Restate the whole listing word for word. Pictures are left out.

- [GIVEN INFORMATION]:
Start

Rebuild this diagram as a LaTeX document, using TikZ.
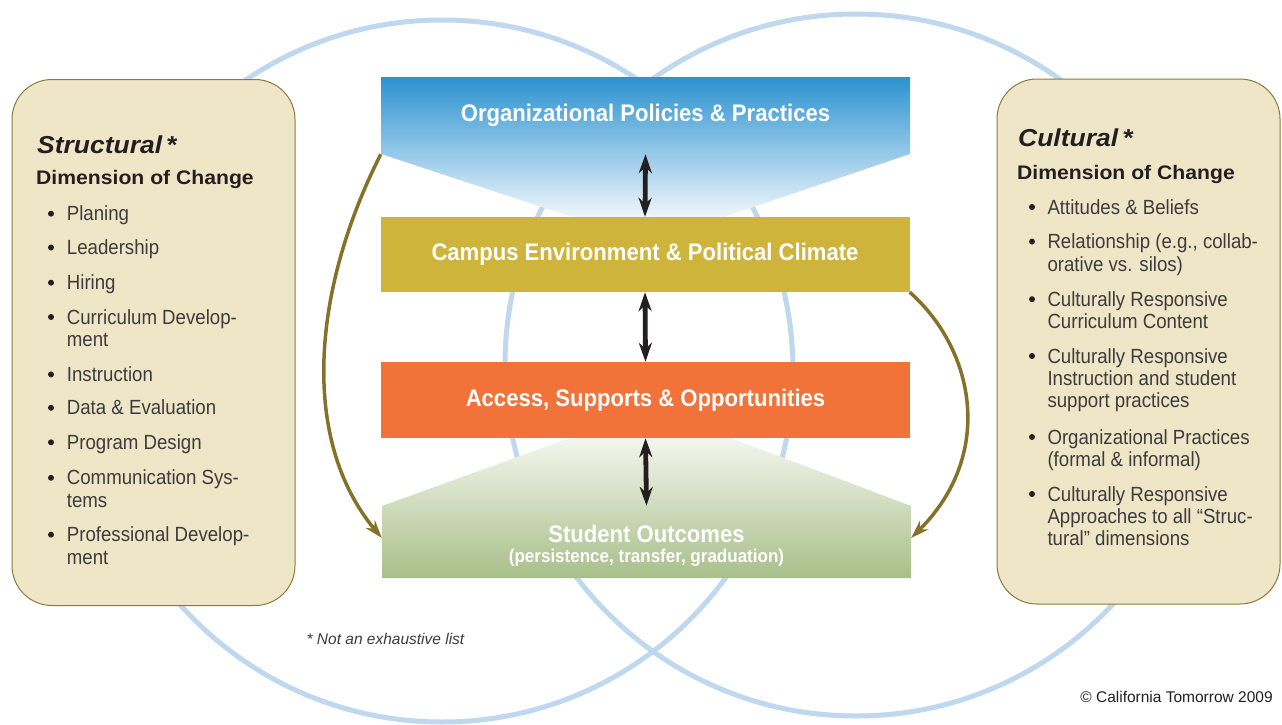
\documentclass[tikz,border=0pt]{standalone}
\usepackage{fontspec}
\setmainfont{Liberation Sans}
\newfontfamily\tierfont[FakeStretch=0.92]{Liberation Sans}
\newfontfamily\headfont[FakeStretch=1.08]{Liberation Sans}
\newfontfamily\itemfont[FakeStretch=0.91]{Liberation Sans}
\usetikzlibrary{arrows.meta, positioning, calc}
\definecolor{ink}{HTML}{231F20}
\definecolor{grey}{HTML}{3C3C3C}
\definecolor{ring}{HTML}{BFD7EF}
\definecolor{parch}{HTML}{EFE6C8}
\definecolor{parchline}{HTML}{8C7B36}
\definecolor{sky}{HTML}{2B92D0}
\definecolor{skyfade}{HTML}{F0F6FC}
\definecolor{mustard}{HTML}{CFB43C}
\definecolor{tangerine}{HTML}{F27339}
\definecolor{sage}{HTML}{A8BF89}
\definecolor{sagefade}{HTML}{F4F6EE}
\definecolor{olive}{HTML}{857229}
\tikzset{
  >={Stealth[length=19pt, width=13pt]},
  %
  dimbox/.style={draw=parchline, line width=1pt, fill=parch, rounded corners=40pt},
  tier/.style={minimum width=529pt, minimum height=76pt, inner sep=0pt,
               align=center, text=white,
               font=\tierfont\bfseries\fontsize{24}{24}\selectfont},
  %
  ringline/.style={draw=ring, line width=5pt},
  link/.style={draw=ink, line width=4.8pt, <->},
  drift/.style={draw=olive, line width=3.5pt,
                -{Stealth[length=18pt, width=12pt, inset=6pt]}},
  %
  dimhead/.style={anchor=base west, inner sep=0pt, text=ink,
                  font=\headfont\bfseries\itshape\fontsize{24.5}{26}\selectfont},
  dimsub/.style={anchor=base west, inner sep=0pt, text=ink,
                 font=\headfont\bfseries\fontsize{19.6}{22}\selectfont},
  item/.style={anchor=north west, inner sep=0pt, align=left, text=grey,
               font=\itemfont\fontsize{20.5}{22.4}\selectfont},
  note/.style={inner sep=0pt, text=grey, font=\fontsize{15.5}{17}\selectfont},
}

\begin{document}
\begin{tikzpicture}[x=1pt, y=-1pt]

\useasboundingbox (0,0) rectangle (1282,725);
\fill[white] (0,0) rectangle (1282,725);

% ------------------------------------------------------------------ rings
\draw[ringline] (442,371) circle (351);
\draw[ringline] (856,365) circle (351);

% ------------------------------------------------------------ dimensions
\node[dimbox, minimum width=283pt, minimum height=526pt] (structural) at (153.5,342.5) {};
\node[dimbox, minimum width=283pt, minimum height=525pt] (cultural) at (1138.5,341.5) {};

\node[dimhead] (structural-title) at (37,153) {Structural\,*};
\node[dimsub] (structural-sub) at (36,184.5) {Dimension of Change};
\foreach \y/\txt [count=\i] in {220.7/Planing, 254.5/Leadership, 289.7/Hiring,
    324/{Curriculum Develop-\\ment}, 381.4/Instruction, 414.8/{Data \& Evaluation},
    449.3/{Program Design}, 484.8/{Communication Sys-\\tems},
    541.7/{Professional Develop-\\ment}} {
  \fill[ink] (51,\y-7) circle (3);
  \node[item] (structural-\i) at (66.7,\y-15) {\txt};
}

\node[dimhead] (cultural-title) at (1018,146.5) {Cultural\,*};
\node[dimsub] (cultural-sub) at (1017,179.7) {Dimension of Change};
\foreach \y/\txt [count=\i] in {214/{Attitudes \& Beliefs},
    248.6/{Relationship (e.g., collab-\\orative vs. silos)},
    306.2/{Culturally Responsive\\Curriculum Content},
    363/{Culturally Responsive\\Instruction and student\\support practices},
    444/{Organizational Practices\\(formal \& informal)},
    501/{Culturally Responsive\\Approaches to all “Struc-\\tural” dimensions}} {
  \fill[ink] (1032,\y-7) circle (3);
  \node[item] (cultural-\i) at (1047.3,\y-15) {\txt};
}

% ----------------------------------------------------------------- tiers
\shade[top color=sky, bottom color=skyfade]
  (381,77) -- (910,77) -- (910,154) -- (724,217) -- (572,217) -- (381,154) -- cycle;
\shade[top color=sagefade, bottom color=sage]
  (570,438) -- (731,438) -- (911,506) -- (911,578) -- (382,578) -- (382,506) -- cycle;

\node[tier, minimum height=77pt] (org) at (645.5,115.5) {Organizational Policies \& Practices};
\node[tier, fill=mustard, minimum height=75pt] (env) at (645,254.5) {Campus Environment \& Political Climate};
\node[tier, fill=tangerine] (acc) at (645.5,400) {Access, Supports \& Opportunities};
\node[tier, minimum height=80pt] (out) at (646.5,546)
  {Student Outcomes\\[-4pt]{\fontsize{18.5}{20}\selectfont (persistence, transfer, graduation)}};

\draw[link] (org.south) -- (env.north);
\draw[link] (env.south) -- (acc.north);
\draw[link] (acc.south) -- (out.north);

\draw[drift] (org.south west) .. controls (312,290) and (300,440)
  .. ($(out.north west)!0.4!(out.south west)$);
\draw[drift] (env.south east) .. controls (975,350) and (995,455)
  .. ($(out.north east)!0.4!(out.south east)$);

% ----------------------------------------------------------------- notes
\node[note, font=\itshape\fontsize{15.5}{17}\selectfont] (caveat) at (385.5,639) {* Not an exhaustive list};
\node[note, text=ink] (credit) at (1176.5,697) {© California Tomorrow 2009};

\end{tikzpicture}
\end{document}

End

- [FULL OUTPUT]:
Rebuild this diagram as a LaTeX document, using TikZ.
\documentclass[tikz,border=0pt]{standalone}
\usepackage{fontspec}
\setmainfont{Liberation Sans}
\newfontfamily\tierfont[FakeStretch=0.92]{Liberation Sans}
\newfontfamily\headfont[FakeStretch=1.08]{Liberation Sans}
\newfontfamily\itemfont[FakeStretch=0.91]{Liberation Sans}
\usetikzlibrary{arrows.meta, positioning, calc}
\definecolor{ink}{HTML}{231F20}
\definecolor{grey}{HTML}{3C3C3C}
\definecolor{ring}{HTML}{BFD7EF}
\definecolor{parch}{HTML}{EFE6C8}
\definecolor{parchline}{HTML}{8C7B36}
\definecolor{sky}{HTML}{2B92D0}
\definecolor{skyfade}{HTML}{F0F6FC}
\definecolor{mustard}{HTML}{CFB43C}
\definecolor{tangerine}{HTML}{F27339}
\definecolor{sage}{HTML}{A8BF89}
\definecolor{sagefade}{HTML}{F4F6EE}
\definecolor{olive}{HTML}{857229}
\tikzset{
  >={Stealth[length=19pt, width=13pt]},
  %
  dimbox/.style={draw=parchline, line width=1pt, fill=parch, rounded corners=40pt},
  tier/.style={minimum width=529pt, minimum height=76pt, inner sep=0pt,
               align=center, text=white,
               font=\tierfont\bfseries\fontsize{24}{24}\selectfont},
  %
  ringline/.style={draw=ring, line width=5pt},
  link/.style={draw=ink, line width=4.8pt, <->},
  drift/.style={draw=olive, line width=3.5pt,
                -{Stealth[length=18pt, width=12pt, inset=6pt]}},
  %
  dimhead/.style={anchor=base west, inner sep=0pt, text=ink,
                  font=\headfont\bfseries\itshape\fontsize{24.5}{26}\selectfont},
  dimsub/.style={anchor=base west, inner sep=0pt, text=ink,
                 font=\headfont\bfseries\fontsize{19.6}{22}\selectfont},
  item/.style={anchor=north west, inner sep=0pt, align=left, text=grey,
               font=\itemfont\fontsize{20.5}{22.4}\selectfont},
  note/.style={inner sep=0pt, text=grey, font=\fontsize{15.5}{17}\selectfont},
}

\begin{document}
\begin{tikzpicture}[x=1pt, y=-1pt]

\useasboundingbox (0,0) rectangle (1282,725);
\fill[white] (0,0) rectangle (1282,725);

% ------------------------------------------------------------------ rings
\draw[ringline] (442,371) circle (351);
\draw[ringline] (856,365) circle (351);

% ------------------------------------------------------------ dimensions
\node[dimbox, minimum width=283pt, minimum height=526pt] (structural) at (153.5,342.5) {};
\node[dimbox, minimum width=283pt, minimum height=525pt] (cultural) at (1138.5,341.5) {};

\node[dimhead] (structural-title) at (37,153) {Structural\,*};
\node[dimsub] (structural-sub) at (36,184.5) {Dimension of Change};
\foreach \y/\txt [count=\i] in {220.7/Planing, 254.5/Leadership, 289.7/Hiring,
    324/{Curriculum Develop-\\ment}, 381.4/Instruction, 414.8/{Data \& Evaluation},
    449.3/{Program Design}, 484.8/{Communication Sys-\\tems},
    541.7/{Professional Develop-\\ment}} {
  \fill[ink] (51,\y-7) circle (3);
  \node[item] (structural-\i) at (66.7,\y-15) {\txt};
}

\node[dimhead] (cultural-title) at (1018,146.5) {Cultural\,*};
\node[dimsub] (cultural-sub) at (1017,179.7) {Dimension of Change};
\foreach \y/\txt [count=\i] in {214/{Attitudes \& Beliefs},
    248.6/{Relationship (e.g., collab-\\orative vs. silos)},
    306.2/{Culturally Responsive\\Curriculum Content},
    363/{Culturally Responsive\\Instruction and student\\support practices},
    444/{Organizational Practices\\(formal \& informal)},
    501/{Culturally Responsive\\Approaches to all “Struc-\\tural” dimensions}} {
  \fill[ink] (1032,\y-7) circle (3);
  \node[item] (cultural-\i) at (1047.3,\y-15) {\txt};
}

% ----------------------------------------------------------------- tiers
\shade[top color=sky, bottom color=skyfade]
  (381,77) -- (910,77) -- (910,154) -- (724,217) -- (572,217) -- (381,154) -- cycle;
\shade[top color=sagefade, bottom color=sage]
  (570,438) -- (731,438) -- (911,506) -- (911,578) -- (382,578) -- (382,506) -- cycle;

\node[tier, minimum height=77pt] (org) at (645.5,115.5) {Organizational Policies \& Practices};
\node[tier, fill=mustard, minimum height=75pt] (env) at (645,254.5) {Campus Environment \& Political Climate};
\node[tier, fill=tangerine] (acc) at (645.5,400) {Access, Supports \& Opportunities};
\node[tier, minimum height=80pt] (out) at (646.5,546)
  {Student Outcomes\\[-4pt]{\fontsize{18.5}{20}\selectfont (persistence, transfer, graduation)}};

\draw[link] (org.south) -- (env.north);
\draw[link] (env.south) -- (acc.north);
\draw[link] (acc.south) -- (out.north);

\draw[drift] (org.south west) .. controls (312,290) and (300,440)
  .. ($(out.north west)!0.4!(out.south west)$);
\draw[drift] (env.south east) .. controls (975,350) and (995,455)
  .. ($(out.north east)!0.4!(out.south east)$);

% ----------------------------------------------------------------- notes
\node[note, font=\itshape\fontsize{15.5}{17}\selectfont] (caveat) at (385.5,639) {* Not an exhaustive list};
\node[note, text=ink] (credit) at (1176.5,697) {© California Tomorrow 2009};

\end{tikzpicture}
\end{document}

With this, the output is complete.